Lorenz Hetterich, Fabian Thomas, Tristan Hornetz, Michael Schwarz
USENIX Security Baltimore, Maryland, USA, August 12-14, 2026
PDF

# Abstract

Modern CPUs implement complex Instruction Set Architectures (ISAs), yet machine-readable semantics are often incomplete. Worse, many CPUs support undocumented instructions, i.e., bitstrings that execute on hardware but are absent from specifications, leading to potential security vulnerabilities.

In this paper, we present InstrSem, an ISA-agnostic, modular, fully automated approach to infer instruction semantics from execution behavior alone and provide semantics that are understandable by both, humans and machines. Starting from a raw encoding, InstrSem executes it under systematically varied architectural states and synthesizes compact mathematical functions that explain every changed state component. By mutating encoding bits and correlating induced behavioral changes with bit positions, InstrSem then generalizes from a single encoding to a full instruction, recovering register and immediate fields. In contrast to prior work focusing on a single ISA, InstrSem is generic. It requires only a lightweight ISA model and a per-architecture user-space runner and supports fixed- and variable-length encodings (RISC and CISC), memory accesses, and conditional behavior. We evaluate InstrSem on RV64I, AArch64, and LA64, and additionally showcase CISC applicability on a Logitech macro language and partial x86-64. InstrSem automatically recovers correct semantics for over 97.81% of the RV64I base instruction set, and 136 instructions covering 1009055744 instruction encodings within 77 hours for the LA64 instruction set.
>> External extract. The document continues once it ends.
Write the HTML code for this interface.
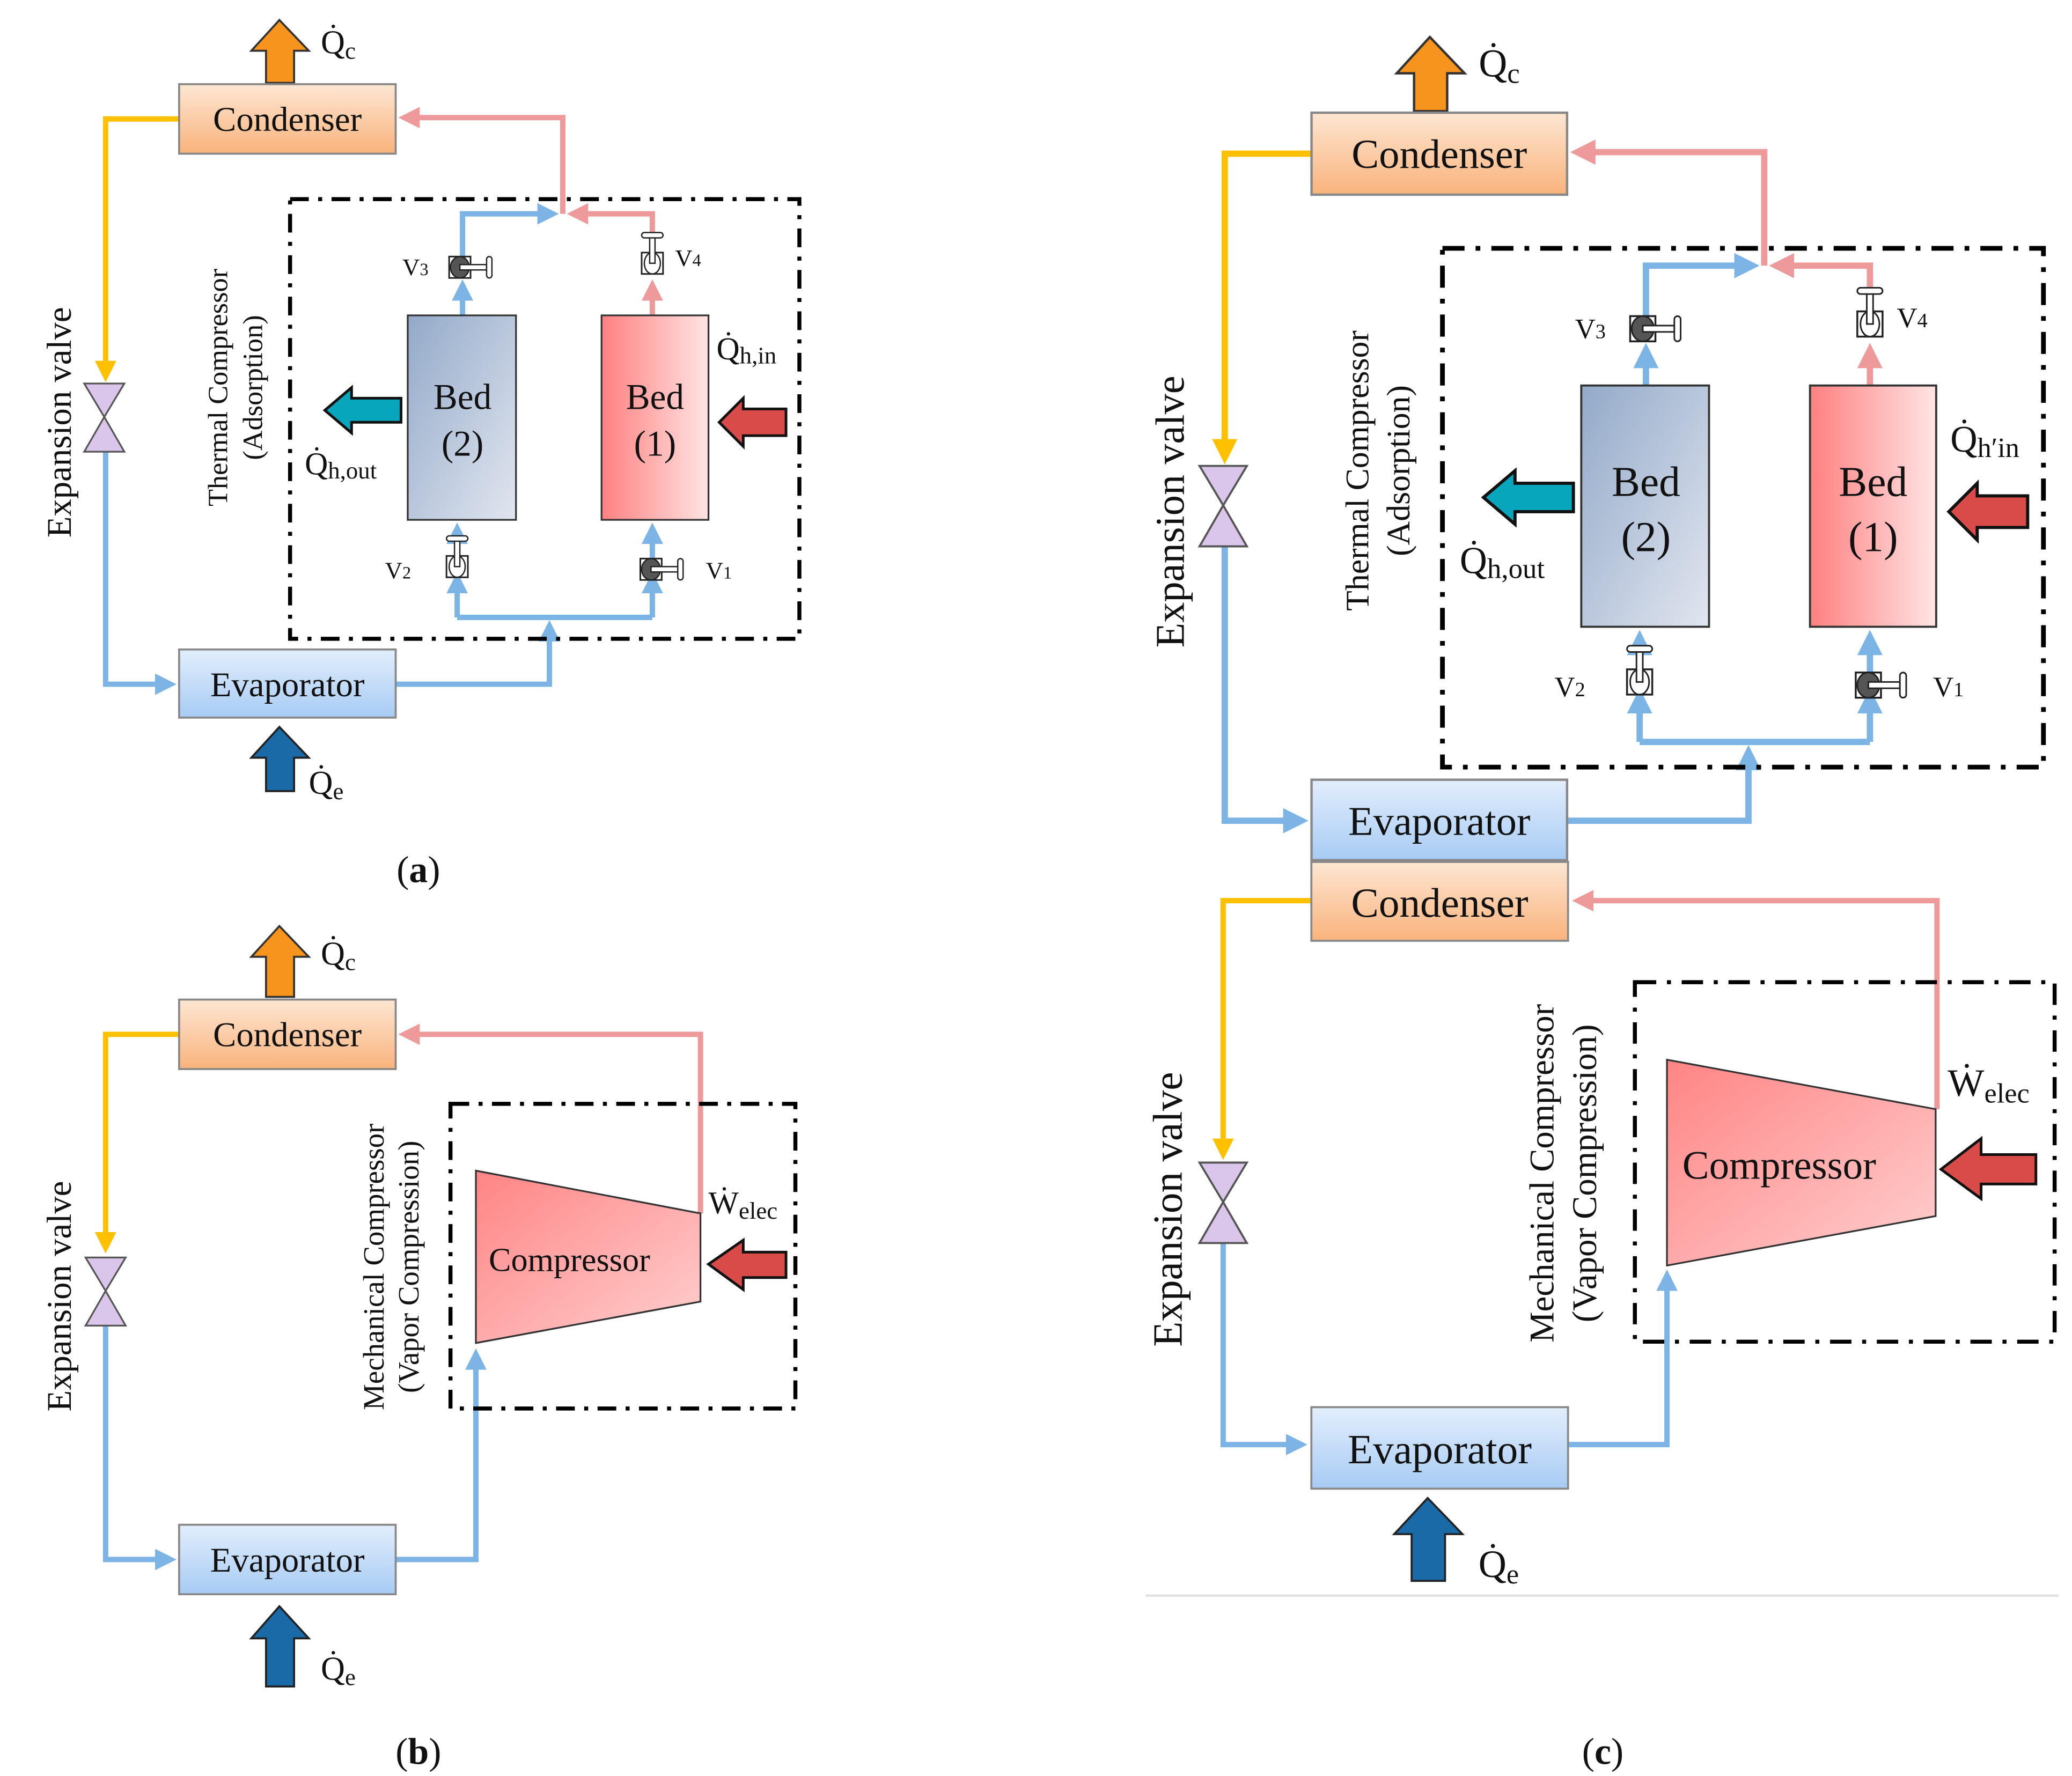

InstrSem discovers undocumented vector instructions, inconsistencies between QEMU and Loongson hardware, and instructions that crash QEMU. InstrSem enables scalable recovery of instruction semantics, substantially automating reverse engineering across commodity and niche targets and strengthening the foundations for emulation, verification, and security analysis. With minimal requirements to support new architectures, its modular design, and human-readable output, InstrSem can aid future security analysis.